Michelle Merritt’s life has had its share of storybook chapters. Perhaps one of the best integrated Americans in Mexico, she was brought here at the age of six by her mother and father, a petroleum engineer with Pemex.
She was educated in Mexico, New Jersey, England and France (at Université Paris Sorbonne), married in Guadalajara, had two sons, one of whom became a doctor, and she boasted a long career as a beloved professor in two BA language programs, English and French, at the University of Guadalajara.
But on August 19 last year, all that seemed to drop away as fast as the elevator – with its signage indicating it was for use by the disabled – which plummeted down with her inside it.
It wasn’t that the 75-year-old hadn’t already faced challenges. A botched ankle operation a few years ago had left her needing a cane. Plus, for years she had been in charge of her husband, Angel, who had begun to suffer from Parkinson’s disease and later cancer, which metastasized.
Angel was brought to visit her in the hospital where Merritt was taken in an ambulance after the accident, which occurred at a restaurant in the upscale Providencia neighborhood, where she had gone to have a break from the considerable care needed by Angel and to celebrate with women friends the return of one of them home to France.
“It was really hard seeing Angel when I was in the hospital,” she said recently. “He wasn’t himself.” But Merritt didn’t have long to continue seeing him.
She stayed in the hospital two weeks and embarked on a series of procedures and six surgeries to repair her two crushed knees, broken hip and fractured ankles. When she returned to her small home, she and Angel stayed in hospital beds in two different rooms, requiring full time nursing care and continuous help from family and friends. After about three months, Angel died.
“It was a blessing,” Merritt said. “He was suffering and I too had started to suffer from what is called depersonalization. That’s a term used to describe a recurring characteristic among caregivers. Your patient requires full attention, so you’re no longer the person you were and can’t perform the activities that formed your personality. The problem even extends to not getting enough sleep, nutrition and potty visits. In other words, you’re no longer yourself.”
But of course, Angel’s death, despite lightening Merritt’s load of caring for him, came as an additional blow to her.
“Having to go from an autonomous being to be fully dependent on nurses, family and friends for every need is very tough. And not having my life partner merely adds to the despair, the feeling of not wanting to go on, the emptiness.”
But Merritt, a tall woman with a firm manner, has never been one to fold. Immediately after the accident, with the help of her sons, she initiated legal action against the restaurant, whose name indicates ownership by a well-known Mexican show business family.

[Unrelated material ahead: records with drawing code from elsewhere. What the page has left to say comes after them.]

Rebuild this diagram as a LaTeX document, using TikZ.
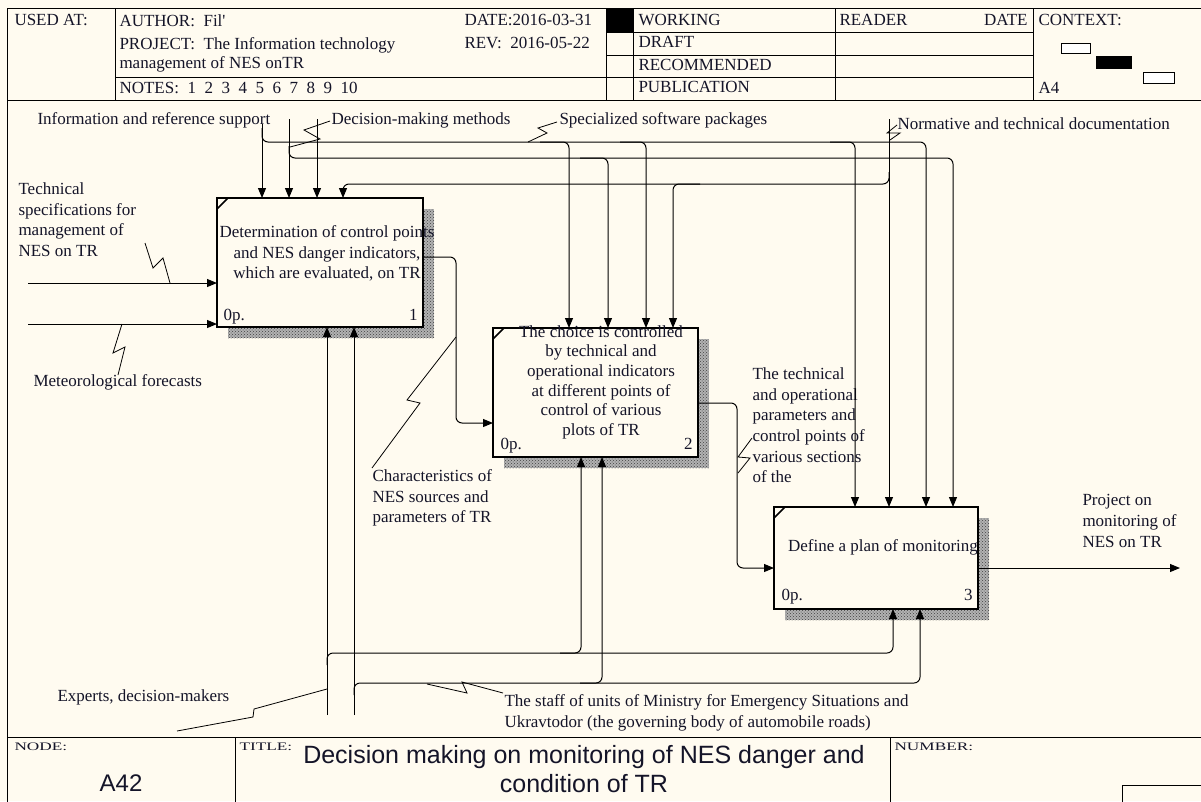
\documentclass[tikz,border=0pt]{standalone}
\usepackage{fontspec}
\setmainfont{Liberation Serif}
\newfontfamily\arialfont{Liberation Sans}
\newfontfamily\rawserif[Ligatures=TeXOff]{Liberation Serif}
\newfontfamily\widefont[FakeStretch=1.5]{Liberation Serif}
\usetikzlibrary{arrows.meta,calc,patterns,shadows}
\definecolor{paper}{HTML}{FFFBF0}
\definecolor{ink}{HTML}{141428}

\begin{document}
\begin{tikzpicture}[x=1pt,y=-1pt,line width=1pt,
  every node/.style={inner sep=0pt,text=ink,font=\fontsize{17}{20.7}\selectfont},
  lbl/.style={anchor=north west,align=left},
  ctr/.style={anchor=north,align=center},
  sml/.style={anchor=north west,font=\widefont\fontsize{11.5}{14}\selectfont},
  funcbox/.style={draw,line width=2pt,outer sep=0pt,fill=paper,
    general shadow={shadow xshift=11pt,shadow yshift=-11pt,fill=gray!60},
    general shadow={shadow xshift=11pt,shadow yshift=-11pt,pattern=crosshatch dots,pattern color=black!75}},
  arr/.style={-{Triangle[length=10pt,width=8pt]}},
  rc/.style={rounded corners=6pt},
  zz/.style={line width=0.8pt}]
\useasboundingbox(0,0)rectangle(1201,801);
\fill[paper](0,0)rectangle(1201,801);
\draw(7,810)--(7,8)--(1210,8)(7,100)--(1210,100)(7,737)--(1210,737);
\draw(115,8)--(115,100)(606,8)--(606,100)(633,8)--(633,100)(835,8)--(835,100)(1033,8)--(1033,100);
\draw(606,32)--(1033,32)(606,55)--(1033,55)(115,77)--(1033,77);
\fill(606,8)rectangle(633,32);
\draw[fill=white](1061,43)rectangle(1090,53)(1143,72)rectangle(1174,83);
\fill(1096,56)rectangle(1132,69);
\draw(235,737)--(235,810)(890,737)--(890,810)(1122,785)rectangle(1215,815);
\node[lbl](usedat)at(14,14){USED AT:};
\node[lbl](author)at(119,14){AUTHOR:\ \ Fil{\rawserif'}};
\node[lbl](project)at(119,37){PROJECT:\ \ The Information technology};
\node[lbl](projb)at(119,56){management of NES onTR};
\node[lbl](notes)at(119,82){NOTES:~~1~~2~~3~~4~~5~~6~~7~~8~~9~~10};
\node[lbl](date)at(464,14){DATE:2016-03-31};
\node[lbl](rev)at(464,37){REV:\ \ 2016-05-22};
\node[lbl](work)at(638,14){WORKING};
\node[lbl](draft)at(638,36){DRAFT};
\node[lbl](recom)at(638,59){RECOMMENDED};
\node[lbl](publ)at(638,81){PUBLICATION};
\node[lbl](reader)at(839,14){READER};
\node[anchor=north east](rdate)at(1028,14){DATE};
\node[lbl](context)at(1038,14){CONTEXT:};
\node[lbl](afour)at(1038,82){A4};
\node[sml](nodelbl)at(14,742){NODE:};
\node[font=\arialfont\fontsize{24}{29}\selectfont](nodenum)at(121,783){A42};
\node[sml](titlelbl)at(239,742){TITLE:};
\node[align=center,font=\arialfont\fontsize{25}{29}\selectfont](title)at(584,769){Decision making on monitoring of NES danger and\\condition of TR};
\node[sml](numlbl)at(894,742){NUMBER:};
\node[funcbox,minimum width=206pt,minimum height=129pt](b1)at(320,262.5){};
\node[funcbox,minimum width=205pt,minimum height=129pt](b2)at(595.5,392.5){};
\node[funcbox,minimum width=204pt,minimum height=102pt](b3)at(876,558){};
\foreach \b in {b1,b2,b3}\draw[line width=1.5pt]([yshift=-11pt]\b.north west)--([xshift=11pt]\b.north west);
\node[ctr](t1)at(327,225){Determination of control points\\and NES danger indicators,\\which are evaluated, on TR};
\node[ctr,font=\fontsize{17}{19.6}\selectfont](t2)at(601,325){The choice is controlled\\by technical and\\operational indicators\\at different points of\\control of various\\plots of TR};
\node[ctr](t3)at(883,539){Define a plan of monitoring};
\node[lbl](op1)at(223,309){0p.};
\node[anchor=north east](k1)at(418,309){1};
\node[lbl](op2)at(500,438){0p.};
\node[anchor=north east](k2)at(693,438){2};
\node[lbl](op3)at(781,589){0p.};
\node[anchor=north east](k3)at(973,589){3};
\node[lbl](info)at(37,112){Information and reference support};
\node[lbl](dec)at(331,112){Decision-making methods};
\node[lbl](soft)at(559,112){Specialized software packages};
\node[lbl](norm)at(897,117){Normative and technical documentation};
\node[lbl](tech)at(18,182){Technical\\specifications for\\management of\\NES on TR};
\node[lbl](meteo)at(33,374){Meteorological forecasts};
\node[lbl](chars)at(372,469){Characteristics of\\NES sources and\\parameters of TR};
\node[lbl](params)at(752,367){The technical\\and operational\\parameters and\\control points of\\various sections\\of the};
\node[lbl](proj)at(1082,494){Project on\\monitoring of\\NES on TR};
\node[lbl](experts)at(57,689){Experts, decision-makers};
\node[lbl](staff)at(504,694){The staff of units of Ministry for Emergency Situations and\\Ukravtodor (the governing body of automobile roads)};
\draw[arr](262,124)--(262,0|-b1.north);
\draw[arr](289,119)--(289,0|-b1.north);
\draw[arr](317,119)--(317,0|-b1.north);
\draw[arr,rc](262,128)|-(926,142)--(926,0|-b3.north);
\draw[arr,rc](540,142)-|(569,0|-b2.north);
\draw[arr,rc](620,142)-|(646,0|-b2.north);
\draw[arr,rc](830,142)-|(855,0|-b3.north);
\draw[arr,rc](289,146)|-(953,158)--(953,0|-b3.north);
\draw[arr,rc](580,158)-|(608,0|-b2.north);
\draw[arr](889,119)--(889,0|-b3.north);
\draw[arr,rc](889,172)|-(343,184)--(343,0|-b1.north);
\draw[arr,rc](700,184)-|(673,0|-b2.north);
\draw[arr](28,283)--(b1.west|-0,283);
\draw[arr](28,324)--(b1.west|-0,324);
\draw[arr,rc](b1.east|-0,257)-|(456,423)--(b2.west|-0,423);
\draw[arr,rc](b2.east|-0,403)-|(737,568)--(b3.west|-0,568);
\draw[arr](b3.east|-0,568)--(1180,568);
\draw[arr](327,715)--(327,0|-b1.south);
\draw[arr](354,715)--(354,0|-b1.south);
\draw[arr,rc](327,665)|-(893,653)--(893,0|-b3.south);
\draw[arr,rc](560,653)-|(581,0|-b2.south);
\draw[arr,rc](354,695)|-(920,683)--(920,0|-b3.south);
\draw[arr,rc](580,683)-|(602,0|-b2.south);
\draw[zz](145,243)--(153,268)--(163,258)--(170,283);
\draw[zz](122,324)--(113,353)--(125,347)--(118,375);
\draw[zz](330,121)--(304,130)--(320,139)--(290,147);
\draw[zz](557,122)--(538,128)--(547,133)--(528,142);
\draw[zz](897,125)--(887,133)--(900,133)--(890,140);
\draw[zz](456,337)--(407,400)--(420,403)--(372,468);
\draw[zz](752,438)--(738,457)--(750,458)--(738,473);
\draw[zz](177,731)--(253,717)--(254,709)--(327,689);
\draw[zz](503,693)--(462,682)--(467,693)--(427,684);
\end{tikzpicture}
\end{document}
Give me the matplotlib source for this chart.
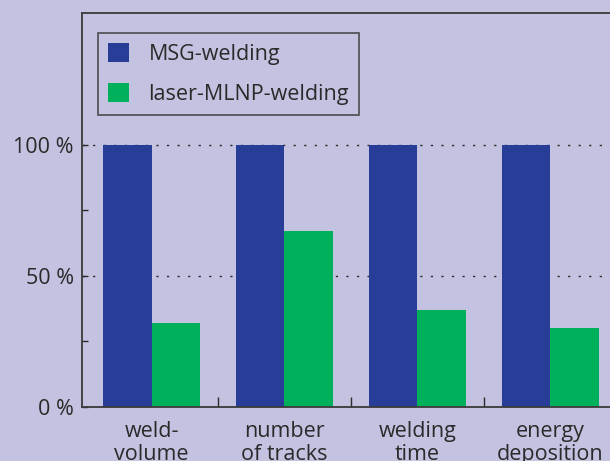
import matplotlib
matplotlib.use("Agg")
import matplotlib.pyplot as plt
from matplotlib.patches import Patch
import numpy as np

# relative effort, MSG welding = 100 %
categories = ["weld-\nvolume", "number\nof tracks", "welding\ntime", "energy\ndeposition"]
msg_welding = [100, 100, 100, 100]
laser_mlnp_welding = [32, 67, 37, 30]
series_names = ["MSG-welding", "laser-MLNP-welding"]
yticks = [0, 50, 100]
ytick_labels = ["0 %", "50 %", "100 %"]

bg = "#c3c2e0"
blue = "#283d98"
green = "#00b05a"
ink = "#2a2a2a"

plt.rcParams["font.family"] = ["Open Sans", "DejaVu Sans"]

fig = plt.figure(figsize=(6.10, 4.61), dpi=100, facecolor=bg)
ax = fig.add_axes([0.1344, 0.1178, 0.898, 0.8547], facecolor=bg)

x = np.arange(len(categories))
w = 0.365
ax.bar(x - w / 2, msg_welding, w, color=blue, zorder=2)
ax.bar(x + w / 2, laser_mlnp_welding, w, color=green, zorder=2)

ax.set_xlim(-0.523, 3.597)
ax.set_ylim(0, 150.5)

# dotted guide lines at the labelled levels
for y in yticks[1:]:
    ax.axhline(y, color=ink, lw=1.0, linestyle=(0, (1.6, 6.0)), zorder=1)

ax.set_yticks(yticks)
ax.set_yticklabels(ytick_labels)
ax.set_yticks([25, 75], minor=True)
ax.tick_params(axis="y", which="both", direction="in", length=4, width=1.0,
               color=ink, labelsize=15.5, labelcolor=ink, pad=6)

# category names sit under the groups, ticks mark the group boundaries
ax.set_xticks([])
ax.set_xticks([0.5, 1.5, 2.5], minor=True)
ax.tick_params(axis="x", which="minor", direction="in", length=7, width=1.0, color=ink)
for xi, lab in zip(x, categories):
    ax.text(xi, -5.3, lab, ha="center", va="top", fontsize=15.5, color=ink,
            linespacing=1.15, clip_on=False)

for side in ["left", "bottom", "top"]:
    ax.spines[side].set_color("#3a3a3a")
    ax.spines[side].set_linewidth(1.3)
ax.spines["right"].set_visible(False)

handles = [Patch(facecolor=blue, edgecolor="none"), Patch(facecolor=green, edgecolor="none")]
leg = fig.legend(handles, series_names, loc="upper left",
                 bbox_to_anchor=(98 / 610, 1 - 33 / 461), borderaxespad=0,
                 fontsize=15.5, frameon=True, fancybox=False,
                 handlelength=1.0, handleheight=1.0, handletextpad=0.9,
                 labelspacing=0.85, borderpad=0.45, labelcolor=ink)
leg.get_frame().set_facecolor("none")
leg.get_frame().set_edgecolor("#3a3a3a")
leg.get_frame().set_linewidth(1.3)

fig.savefig("out.png", dpi=100, facecolor=bg)
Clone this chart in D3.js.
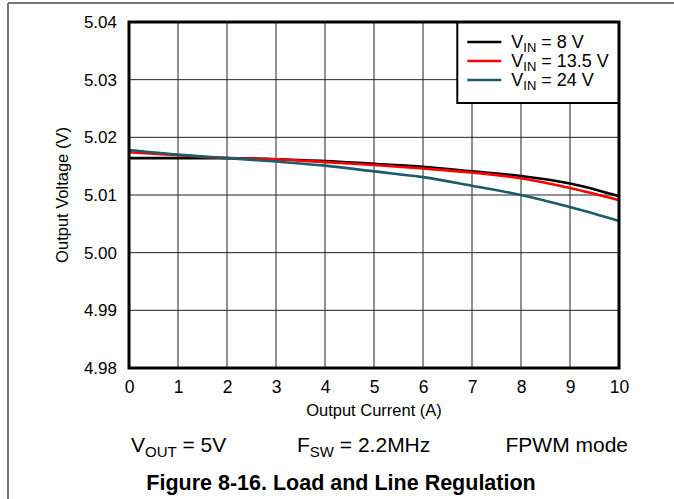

“We hired a lawyer immediately following the accident because the person in charge of the restaurant accompanied us to the hospital and gave us his identification information, which later proved to be false. The first setback came from Fiscalia [the state prosecutor’s office]. They refused to take my case, arguing that when one uses dangerous contraptions, ingests harmful substances, and so on, it is at one’s own risk. My lawyer has continued to argue the case. He met with three different judges at three different times and was told the case didn’t hold water because it’s not a criminal case – the law states five factors to validate this point.
“Another problem, according to judges, was the other party has never been present in court. It’s been nine months now and my lawyer keeps on insisting, but to no avail.”
Information has since come out suggesting that the restaurant’s link to the show business family. And it closed soon after the accident, leading Merritt to wonder if it was due to her lawsuit. The closing makes it all the harder to identify the persons responsible for the accident.
In April, after hip replacement and many other procedures, she had knee replacement surgery, “after a long wait to get my leg bones strong enough to hold it. There’s still one to go.”
As for her emotional and financial state, she says, “I’m filled with anxiety over the medical bills that aren’t covered by my insurance, over the tension this has caused my sons, who’ve been on call now for three years, over the probability of needing a walker to get around from now on, over having another fall, over reflecting on my every move so that I don’t damage the prostheses that are in my body.
“I wish people would be responsible for the civil injustices they cause,” Merritt summed up, adding, “and I wish the wheels of justice didn’t churn so slowly.” She noted that whenever she thinks about it, her blood pressure rises – another medical problem.
But “I will not give up,” she promises.